| Rows |
-*-*-

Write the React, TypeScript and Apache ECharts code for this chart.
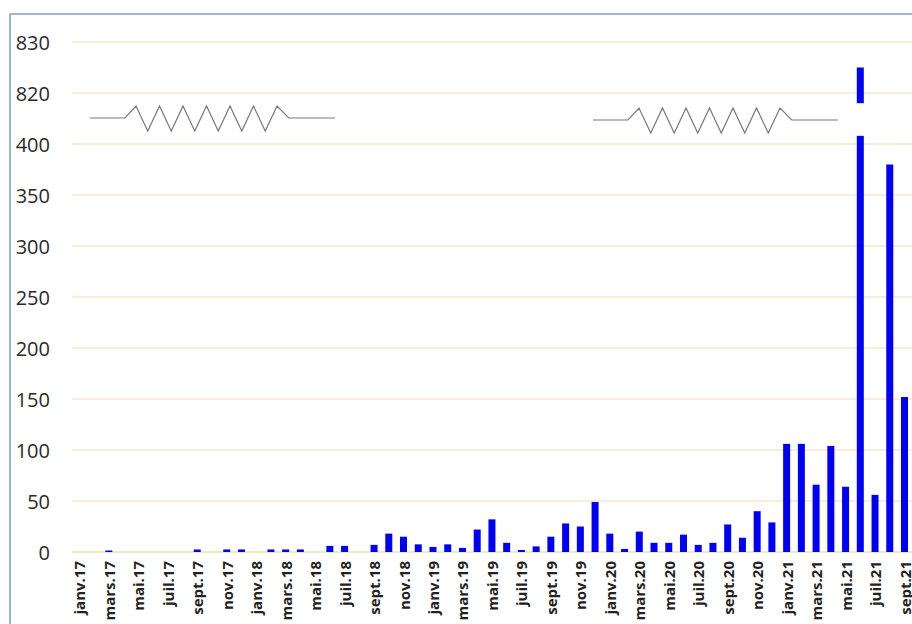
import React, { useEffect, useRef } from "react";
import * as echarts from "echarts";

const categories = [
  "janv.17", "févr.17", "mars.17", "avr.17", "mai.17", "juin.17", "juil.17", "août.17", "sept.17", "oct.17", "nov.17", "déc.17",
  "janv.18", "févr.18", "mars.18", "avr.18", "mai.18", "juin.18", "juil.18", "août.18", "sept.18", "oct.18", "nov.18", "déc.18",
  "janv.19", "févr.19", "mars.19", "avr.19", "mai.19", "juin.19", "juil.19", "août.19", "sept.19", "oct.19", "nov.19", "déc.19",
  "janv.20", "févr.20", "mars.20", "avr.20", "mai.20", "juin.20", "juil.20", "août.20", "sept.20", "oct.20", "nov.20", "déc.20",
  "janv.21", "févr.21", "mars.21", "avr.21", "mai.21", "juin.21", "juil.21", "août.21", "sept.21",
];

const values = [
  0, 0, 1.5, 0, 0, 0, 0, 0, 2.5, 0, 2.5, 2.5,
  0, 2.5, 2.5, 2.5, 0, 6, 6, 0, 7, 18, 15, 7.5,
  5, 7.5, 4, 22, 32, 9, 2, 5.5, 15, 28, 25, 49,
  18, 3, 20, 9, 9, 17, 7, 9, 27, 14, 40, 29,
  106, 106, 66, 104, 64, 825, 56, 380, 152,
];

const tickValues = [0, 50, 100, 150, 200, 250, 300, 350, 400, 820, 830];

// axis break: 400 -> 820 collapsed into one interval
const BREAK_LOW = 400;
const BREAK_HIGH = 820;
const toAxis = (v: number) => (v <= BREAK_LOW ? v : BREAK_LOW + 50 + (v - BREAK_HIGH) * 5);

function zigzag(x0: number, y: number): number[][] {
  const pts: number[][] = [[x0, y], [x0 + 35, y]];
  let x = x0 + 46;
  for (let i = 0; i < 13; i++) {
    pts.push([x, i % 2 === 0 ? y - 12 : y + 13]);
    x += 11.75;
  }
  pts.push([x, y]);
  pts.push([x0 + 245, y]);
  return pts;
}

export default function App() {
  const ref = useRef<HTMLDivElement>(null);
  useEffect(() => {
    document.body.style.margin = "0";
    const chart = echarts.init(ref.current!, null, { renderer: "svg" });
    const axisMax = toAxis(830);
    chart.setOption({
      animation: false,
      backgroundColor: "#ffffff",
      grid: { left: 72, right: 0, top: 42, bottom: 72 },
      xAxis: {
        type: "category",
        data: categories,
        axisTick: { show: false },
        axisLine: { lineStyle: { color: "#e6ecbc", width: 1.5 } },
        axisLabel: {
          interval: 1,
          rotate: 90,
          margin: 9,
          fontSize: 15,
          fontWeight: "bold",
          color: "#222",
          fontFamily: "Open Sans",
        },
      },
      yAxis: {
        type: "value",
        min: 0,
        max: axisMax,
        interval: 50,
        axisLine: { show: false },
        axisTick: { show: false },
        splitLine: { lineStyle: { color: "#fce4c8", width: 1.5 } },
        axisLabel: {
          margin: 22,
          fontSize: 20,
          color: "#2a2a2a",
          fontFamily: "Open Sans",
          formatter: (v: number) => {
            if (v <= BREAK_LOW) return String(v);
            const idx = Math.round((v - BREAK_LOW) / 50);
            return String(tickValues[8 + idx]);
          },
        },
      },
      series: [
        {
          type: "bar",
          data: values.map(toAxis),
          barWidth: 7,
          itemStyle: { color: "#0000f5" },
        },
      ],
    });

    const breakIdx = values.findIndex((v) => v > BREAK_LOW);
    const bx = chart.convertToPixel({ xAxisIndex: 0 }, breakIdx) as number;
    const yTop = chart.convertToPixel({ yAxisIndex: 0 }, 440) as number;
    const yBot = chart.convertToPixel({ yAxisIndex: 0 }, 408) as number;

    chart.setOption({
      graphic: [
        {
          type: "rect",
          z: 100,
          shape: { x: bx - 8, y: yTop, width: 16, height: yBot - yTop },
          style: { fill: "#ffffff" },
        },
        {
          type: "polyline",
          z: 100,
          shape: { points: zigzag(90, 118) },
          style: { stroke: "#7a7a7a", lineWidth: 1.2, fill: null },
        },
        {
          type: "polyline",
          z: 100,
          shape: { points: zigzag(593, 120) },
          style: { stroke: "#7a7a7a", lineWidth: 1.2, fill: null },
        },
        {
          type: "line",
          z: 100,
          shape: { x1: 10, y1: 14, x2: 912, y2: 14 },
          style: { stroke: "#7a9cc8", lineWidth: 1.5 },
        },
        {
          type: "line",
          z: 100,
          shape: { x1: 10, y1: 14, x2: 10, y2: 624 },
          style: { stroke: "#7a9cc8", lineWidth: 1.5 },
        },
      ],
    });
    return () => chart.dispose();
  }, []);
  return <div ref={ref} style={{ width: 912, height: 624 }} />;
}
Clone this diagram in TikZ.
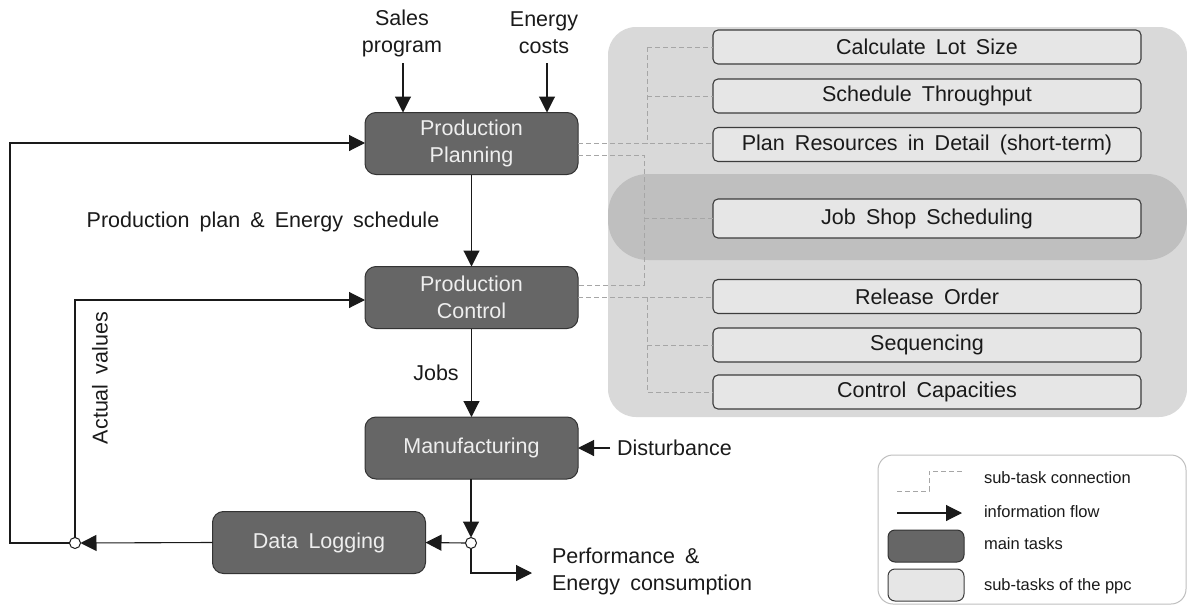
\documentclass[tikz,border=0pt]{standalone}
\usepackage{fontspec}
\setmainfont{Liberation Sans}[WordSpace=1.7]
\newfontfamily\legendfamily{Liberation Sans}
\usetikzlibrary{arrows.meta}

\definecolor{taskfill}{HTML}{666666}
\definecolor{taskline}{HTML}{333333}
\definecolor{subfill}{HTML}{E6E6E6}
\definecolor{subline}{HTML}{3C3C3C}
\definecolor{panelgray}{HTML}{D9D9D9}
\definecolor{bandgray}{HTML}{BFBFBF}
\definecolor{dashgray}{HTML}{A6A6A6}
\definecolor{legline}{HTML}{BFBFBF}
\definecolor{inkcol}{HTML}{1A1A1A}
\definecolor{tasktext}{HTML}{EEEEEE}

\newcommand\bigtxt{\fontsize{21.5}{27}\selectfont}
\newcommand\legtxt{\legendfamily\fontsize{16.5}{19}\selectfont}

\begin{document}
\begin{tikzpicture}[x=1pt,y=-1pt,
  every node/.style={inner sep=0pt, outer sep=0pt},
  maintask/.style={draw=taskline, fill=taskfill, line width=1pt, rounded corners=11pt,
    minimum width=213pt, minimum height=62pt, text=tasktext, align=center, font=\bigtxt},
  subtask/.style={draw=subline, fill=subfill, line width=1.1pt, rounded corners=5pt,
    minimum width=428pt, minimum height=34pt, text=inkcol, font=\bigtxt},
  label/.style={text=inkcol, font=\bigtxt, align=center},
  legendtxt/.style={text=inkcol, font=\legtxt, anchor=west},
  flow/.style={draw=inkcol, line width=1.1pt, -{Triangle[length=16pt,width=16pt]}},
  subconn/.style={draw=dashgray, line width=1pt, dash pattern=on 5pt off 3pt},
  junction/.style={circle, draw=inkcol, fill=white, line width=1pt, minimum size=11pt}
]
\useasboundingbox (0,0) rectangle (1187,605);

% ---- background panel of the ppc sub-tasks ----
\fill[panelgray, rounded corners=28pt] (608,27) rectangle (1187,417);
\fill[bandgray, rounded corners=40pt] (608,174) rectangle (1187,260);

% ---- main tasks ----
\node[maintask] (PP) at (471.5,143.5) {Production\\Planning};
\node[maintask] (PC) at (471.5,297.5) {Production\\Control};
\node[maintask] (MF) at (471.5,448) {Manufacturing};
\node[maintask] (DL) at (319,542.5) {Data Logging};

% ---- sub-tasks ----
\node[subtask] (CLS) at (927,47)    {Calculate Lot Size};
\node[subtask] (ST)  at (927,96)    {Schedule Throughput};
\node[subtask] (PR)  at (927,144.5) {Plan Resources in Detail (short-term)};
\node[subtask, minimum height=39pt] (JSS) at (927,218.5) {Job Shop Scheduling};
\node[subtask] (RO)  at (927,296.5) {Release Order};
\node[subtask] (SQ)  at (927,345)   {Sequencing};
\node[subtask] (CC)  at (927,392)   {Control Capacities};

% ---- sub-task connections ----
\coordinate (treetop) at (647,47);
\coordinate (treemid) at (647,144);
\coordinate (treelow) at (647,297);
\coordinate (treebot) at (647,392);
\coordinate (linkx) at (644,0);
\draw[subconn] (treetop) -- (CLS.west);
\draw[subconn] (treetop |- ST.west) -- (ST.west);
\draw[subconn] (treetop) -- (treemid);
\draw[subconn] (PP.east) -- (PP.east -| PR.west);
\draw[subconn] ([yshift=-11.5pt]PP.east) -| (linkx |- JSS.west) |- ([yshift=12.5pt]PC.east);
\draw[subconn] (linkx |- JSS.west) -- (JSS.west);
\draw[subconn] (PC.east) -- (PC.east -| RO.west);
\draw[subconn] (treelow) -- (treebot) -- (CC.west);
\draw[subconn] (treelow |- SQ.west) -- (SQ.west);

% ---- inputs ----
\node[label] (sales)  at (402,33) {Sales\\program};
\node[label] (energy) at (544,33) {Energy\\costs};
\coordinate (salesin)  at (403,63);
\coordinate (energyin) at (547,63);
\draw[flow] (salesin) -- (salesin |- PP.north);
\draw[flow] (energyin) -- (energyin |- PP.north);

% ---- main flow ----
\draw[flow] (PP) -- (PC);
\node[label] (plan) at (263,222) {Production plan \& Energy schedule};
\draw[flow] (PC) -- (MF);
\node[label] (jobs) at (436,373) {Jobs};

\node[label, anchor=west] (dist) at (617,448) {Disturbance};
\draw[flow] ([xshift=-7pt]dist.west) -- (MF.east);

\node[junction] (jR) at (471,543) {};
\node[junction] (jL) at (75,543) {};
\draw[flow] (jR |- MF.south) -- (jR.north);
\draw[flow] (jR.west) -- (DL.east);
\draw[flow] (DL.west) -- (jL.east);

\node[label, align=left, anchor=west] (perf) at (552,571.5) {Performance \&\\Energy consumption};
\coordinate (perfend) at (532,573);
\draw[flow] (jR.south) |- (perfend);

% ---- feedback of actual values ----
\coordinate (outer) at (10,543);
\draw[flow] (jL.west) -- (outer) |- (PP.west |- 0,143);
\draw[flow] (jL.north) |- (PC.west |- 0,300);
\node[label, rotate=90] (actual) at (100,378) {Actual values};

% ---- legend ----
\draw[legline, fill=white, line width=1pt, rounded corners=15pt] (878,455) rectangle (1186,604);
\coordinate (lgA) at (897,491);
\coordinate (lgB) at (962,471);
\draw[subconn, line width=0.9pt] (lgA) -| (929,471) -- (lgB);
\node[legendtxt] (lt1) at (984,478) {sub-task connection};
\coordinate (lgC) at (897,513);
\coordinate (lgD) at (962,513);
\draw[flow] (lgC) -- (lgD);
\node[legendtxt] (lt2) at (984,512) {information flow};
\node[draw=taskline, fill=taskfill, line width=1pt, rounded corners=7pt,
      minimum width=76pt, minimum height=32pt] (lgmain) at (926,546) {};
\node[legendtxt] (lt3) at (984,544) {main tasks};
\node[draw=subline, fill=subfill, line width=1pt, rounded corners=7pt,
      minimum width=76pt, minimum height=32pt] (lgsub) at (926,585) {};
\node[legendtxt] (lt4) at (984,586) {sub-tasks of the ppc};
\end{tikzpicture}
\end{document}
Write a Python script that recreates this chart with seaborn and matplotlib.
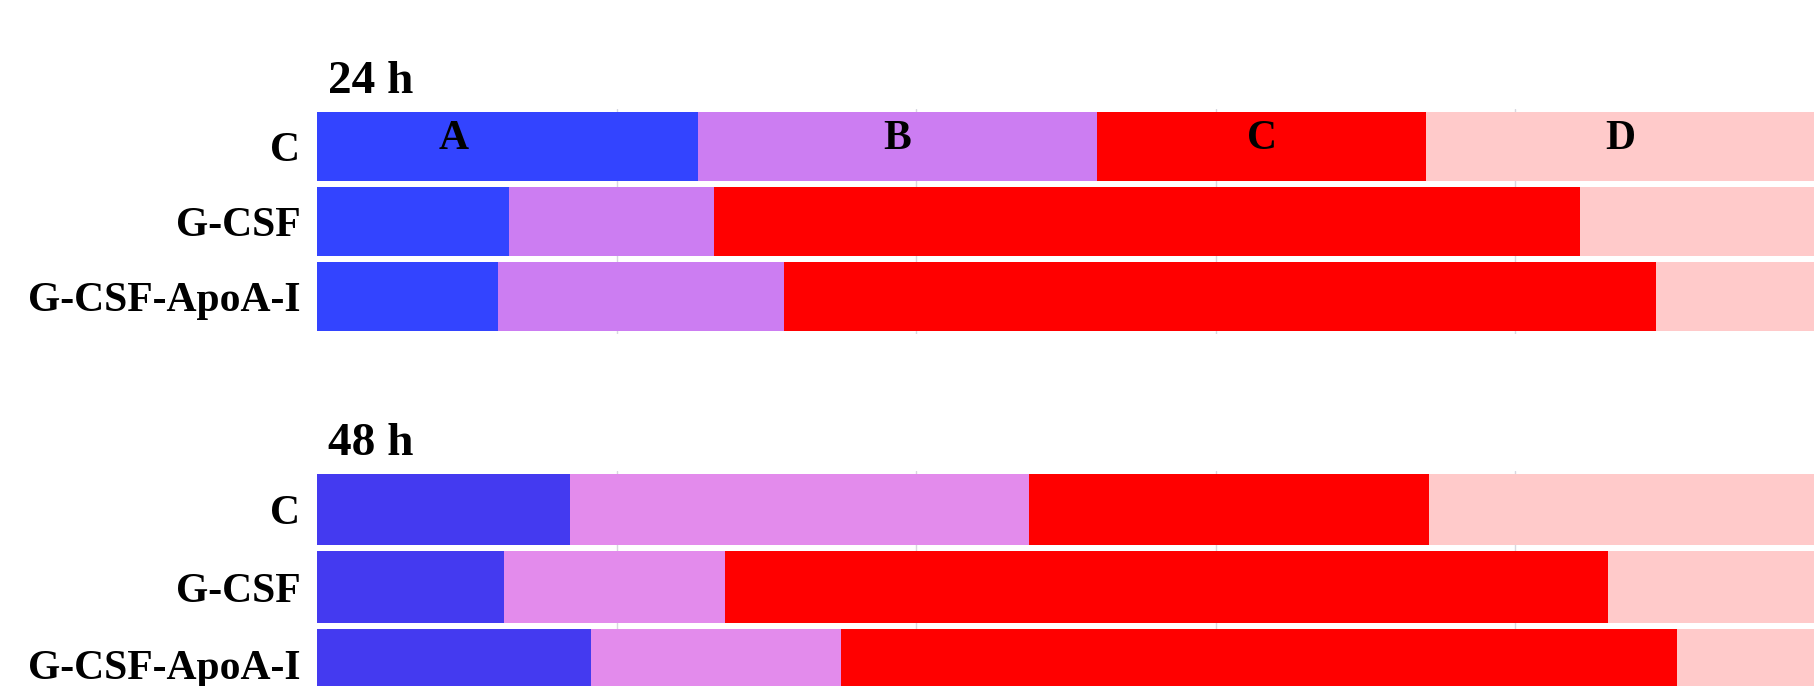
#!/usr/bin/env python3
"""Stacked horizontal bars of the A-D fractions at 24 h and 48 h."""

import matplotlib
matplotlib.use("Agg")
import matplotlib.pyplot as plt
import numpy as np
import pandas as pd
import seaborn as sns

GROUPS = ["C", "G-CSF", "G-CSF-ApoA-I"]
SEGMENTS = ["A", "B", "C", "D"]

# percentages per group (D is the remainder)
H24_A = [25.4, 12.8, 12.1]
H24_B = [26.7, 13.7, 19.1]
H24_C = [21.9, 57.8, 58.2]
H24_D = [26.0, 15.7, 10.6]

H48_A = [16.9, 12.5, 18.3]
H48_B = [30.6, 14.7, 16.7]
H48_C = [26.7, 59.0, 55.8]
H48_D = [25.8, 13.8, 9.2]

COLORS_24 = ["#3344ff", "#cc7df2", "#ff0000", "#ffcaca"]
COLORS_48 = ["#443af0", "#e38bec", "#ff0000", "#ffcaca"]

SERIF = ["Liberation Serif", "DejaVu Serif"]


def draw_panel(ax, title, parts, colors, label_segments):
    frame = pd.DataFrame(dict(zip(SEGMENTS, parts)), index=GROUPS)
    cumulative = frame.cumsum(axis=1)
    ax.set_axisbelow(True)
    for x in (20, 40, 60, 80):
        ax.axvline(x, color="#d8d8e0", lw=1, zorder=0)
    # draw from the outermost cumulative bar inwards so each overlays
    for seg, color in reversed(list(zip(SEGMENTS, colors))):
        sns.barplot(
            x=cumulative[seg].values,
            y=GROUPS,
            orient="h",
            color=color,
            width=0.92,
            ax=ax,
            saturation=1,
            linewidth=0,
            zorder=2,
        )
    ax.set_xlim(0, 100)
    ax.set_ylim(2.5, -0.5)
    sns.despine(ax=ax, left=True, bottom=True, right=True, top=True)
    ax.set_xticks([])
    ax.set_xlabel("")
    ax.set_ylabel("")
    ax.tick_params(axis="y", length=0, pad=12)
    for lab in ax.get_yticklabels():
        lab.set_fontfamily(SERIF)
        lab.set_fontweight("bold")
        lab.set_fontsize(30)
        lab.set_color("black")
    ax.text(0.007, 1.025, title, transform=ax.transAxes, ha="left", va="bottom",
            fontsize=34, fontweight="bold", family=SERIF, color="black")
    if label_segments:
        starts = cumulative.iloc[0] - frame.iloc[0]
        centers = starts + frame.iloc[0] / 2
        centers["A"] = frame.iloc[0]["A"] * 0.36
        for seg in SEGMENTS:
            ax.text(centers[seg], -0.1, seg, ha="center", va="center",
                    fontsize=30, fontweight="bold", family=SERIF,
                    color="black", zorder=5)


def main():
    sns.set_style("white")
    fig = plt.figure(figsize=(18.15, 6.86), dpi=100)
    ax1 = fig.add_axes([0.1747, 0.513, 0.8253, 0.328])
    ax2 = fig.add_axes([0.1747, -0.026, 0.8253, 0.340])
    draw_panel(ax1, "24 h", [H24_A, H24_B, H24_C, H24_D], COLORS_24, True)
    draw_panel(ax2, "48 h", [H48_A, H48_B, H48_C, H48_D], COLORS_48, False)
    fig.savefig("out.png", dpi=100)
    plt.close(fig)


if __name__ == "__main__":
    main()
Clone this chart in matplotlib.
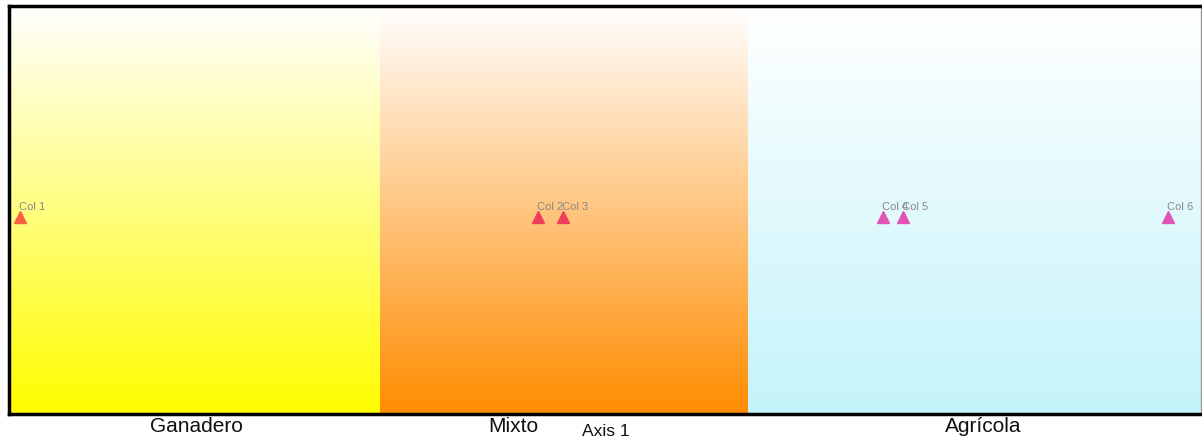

-*-*-

| Task description |
Up to and including the line that contains "import * as", print the records above exactly from their first line, without any pictures.

| Exercise solution |
Write the React, TypeScript and Apache ECharts code for this chart.
import React, { useEffect, useRef } from "react";
import * as echarts from "echarts";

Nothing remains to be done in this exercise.